Plant-Forward Mexican Corn Salad


  • 4 cups corn
  • 1 tbsp olive oil
  • 1/2 red bell pepper chopped
  • 8 oz Package Cutting Vedge Plant-Forward Sliced Sausage
  • 1/2 small red onion finely chopped
  • 1/2 cup fresh cilantro chopped
  • 6 green onions chopped
  • 1 jalapeno pepper diced
  • 1/2 avocado chopped
  • 4 tbsp lime juice
  • 1/2 tsp cumin ground
  • 1/2 tsp smoked paprika
  • 1/4 tsp black pepper ground
  • 1/4 tsp salt
  • 2 tbsp sour cream
  • 2 tbsp mayonnaise


  1. Cook Cutting Vedge Plant-Forward Sliced Sausage in a large skillet with 2 TBSP Olive Oil according to package directions. Remove from the pan and set aside.

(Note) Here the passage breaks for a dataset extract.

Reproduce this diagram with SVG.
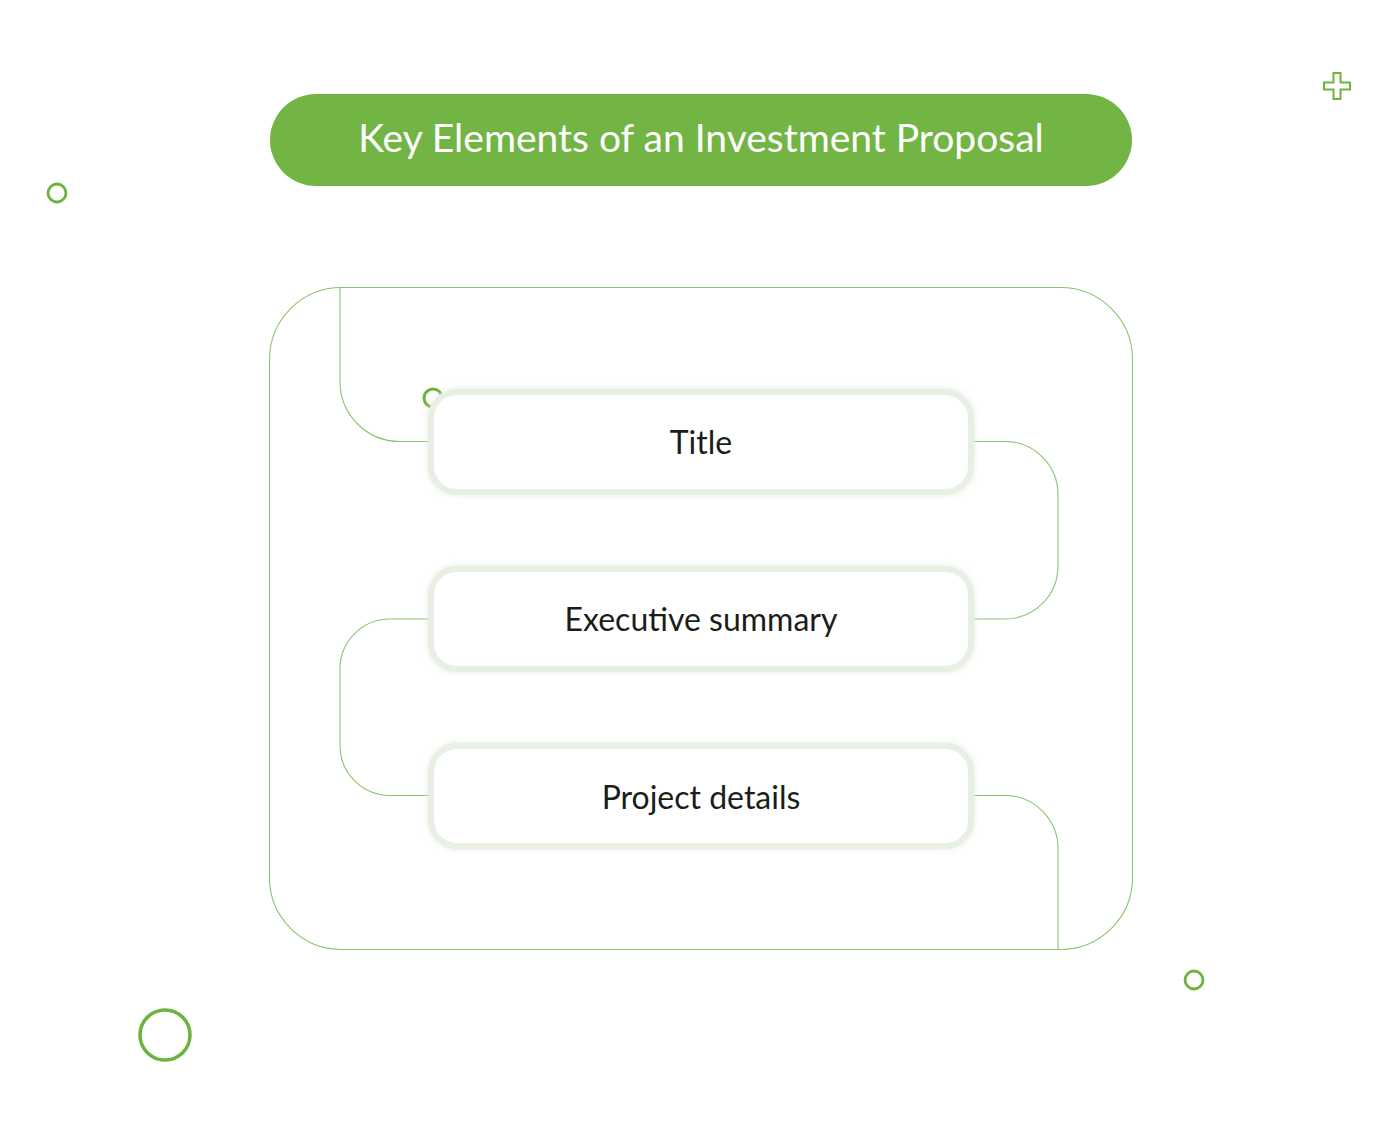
<svg xmlns="http://www.w3.org/2000/svg" width="1400" height="1143" viewBox="0 0 1400 1143">
<defs>
<style>
.line{fill:none;stroke:#8cc46c;stroke-width:1.1}
.deco{fill:none;stroke:#6cb33f}
.box{fill:#ffffff;stroke:#e8efe4;stroke-width:6}
.label{font-family:Lato,"Open Sans","Liberation Sans",sans-serif;font-size:32px;fill:#1a1d1a;text-anchor:middle}
</style>
<filter id="soft" x="-10%" y="-20%" width="120%" height="140%">
<feGaussianBlur in="SourceAlpha" stdDeviation="3" result="b"/>
<feFlood flood-color="#dfe8da" flood-opacity="0.8"/>
<feComposite in2="b" operator="in" result="s"/>
<feMerge><feMergeNode in="s"/><feMergeNode in="SourceGraphic"/></feMerge>
</filter>
</defs>
<rect width="1400" height="1143" fill="#ffffff"/>

<g id="decorations">
<circle class="deco" cx="57" cy="193" r="9" stroke-width="2.8"/>
<circle class="deco" cx="1194" cy="980" r="9" stroke-width="2.8"/>
<circle class="deco" cx="165" cy="1035" r="25" stroke-width="3.5"/>
<path class="deco" stroke-width="2" d="M1333.5 73 H1340.5 V82.5 H1350 V89.5 H1340.5 V99 H1333.5 V89.5 H1324 V82.5 H1333.5 Z"/>
</g>

<g id="header">
<rect x="270" y="94" width="862" height="92" rx="46" fill="#72b544"/>
<text x="701" y="152" font-family="Lato,'Open Sans','Liberation Sans',sans-serif" font-size="39" fill="#ffffff" text-anchor="middle">Key Elements of an Investment Proposal</text>
</g>

<g id="frame">
<rect class="line" x="269.5" y="287.5" width="863" height="662" rx="72"/>
</g>

<g id="connectors">
<path class="line" d="M340 287.5 V381 A60 60 0 0 0 400 441.5 H432"/>
<path class="line" d="M970 441.5 H1005 A53 53 0 0 1 1058 494.5 V566 A53 53 0 0 1 1005 619 H970"/>
<path class="line" d="M432 619 H390 A50 50 0 0 0 340 669 V745 A50 50 0 0 0 390 795.5 H432"/>
<path class="line" d="M970 795.5 H1005 A53 53 0 0 1 1058 848.5 V949.5"/>
</g>

<g id="node-title">
<circle class="deco" cx="433" cy="398" r="9" stroke-width="3"/>
<rect class="box" x="431" y="392" width="540" height="100" rx="26" filter="url(#soft)"/>
<text class="label" x="701" y="454">Title</text>
</g>

<g id="node-executive-summary">
<rect class="box" x="431" y="569" width="540" height="100" rx="26" filter="url(#soft)"/>
<text class="label" x="701" y="631">Executive summary</text>
</g>

<g id="node-project-details">
<rect class="box" x="431" y="746" width="540" height="100" rx="26" filter="url(#soft)"/>
<text class="label" x="701" y="809">Project details</text>
</g>
</svg>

  2. Cut the corn off the cob. I used 5 ears to get about 4 cups. You can also use canned corn or frozen corn. If using frozen, no need to thaw it out.

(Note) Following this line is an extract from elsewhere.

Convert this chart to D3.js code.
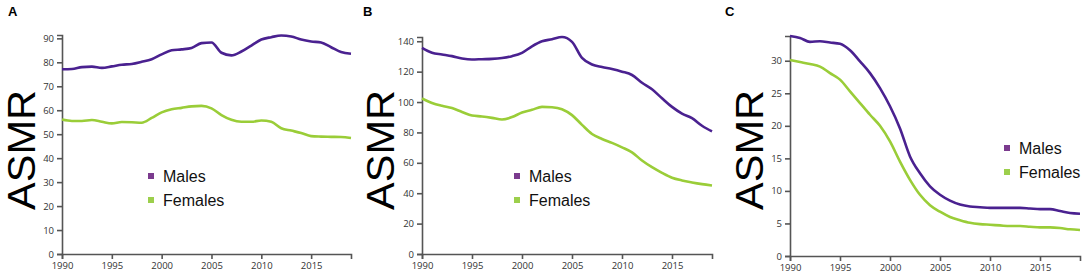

  3. Heat the olive oil in a large skillet over high heat. Add the corn and stir it around. Cook for about 3 to 5 minutes or until the corn starts to char, which is why we’re using high heat. If using frozen corn, you will need a couple minutes extra to get the right charred bits.

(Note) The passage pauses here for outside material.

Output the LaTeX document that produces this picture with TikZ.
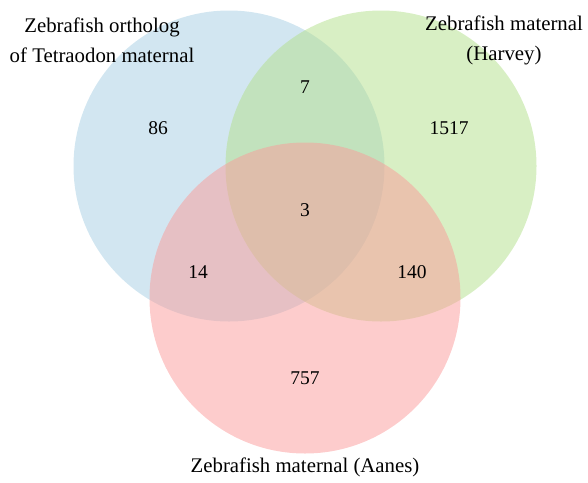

  4. Transfer the corn to a large bowl and let it cool for a couple minutes.
  5. To the same bowl, add the remaining ingredients. Stir everything together until well combined. Adjust lime juice and salt and pepper as necessary.
  6. To serve garnish with additional cheese and cilantro, if preferred.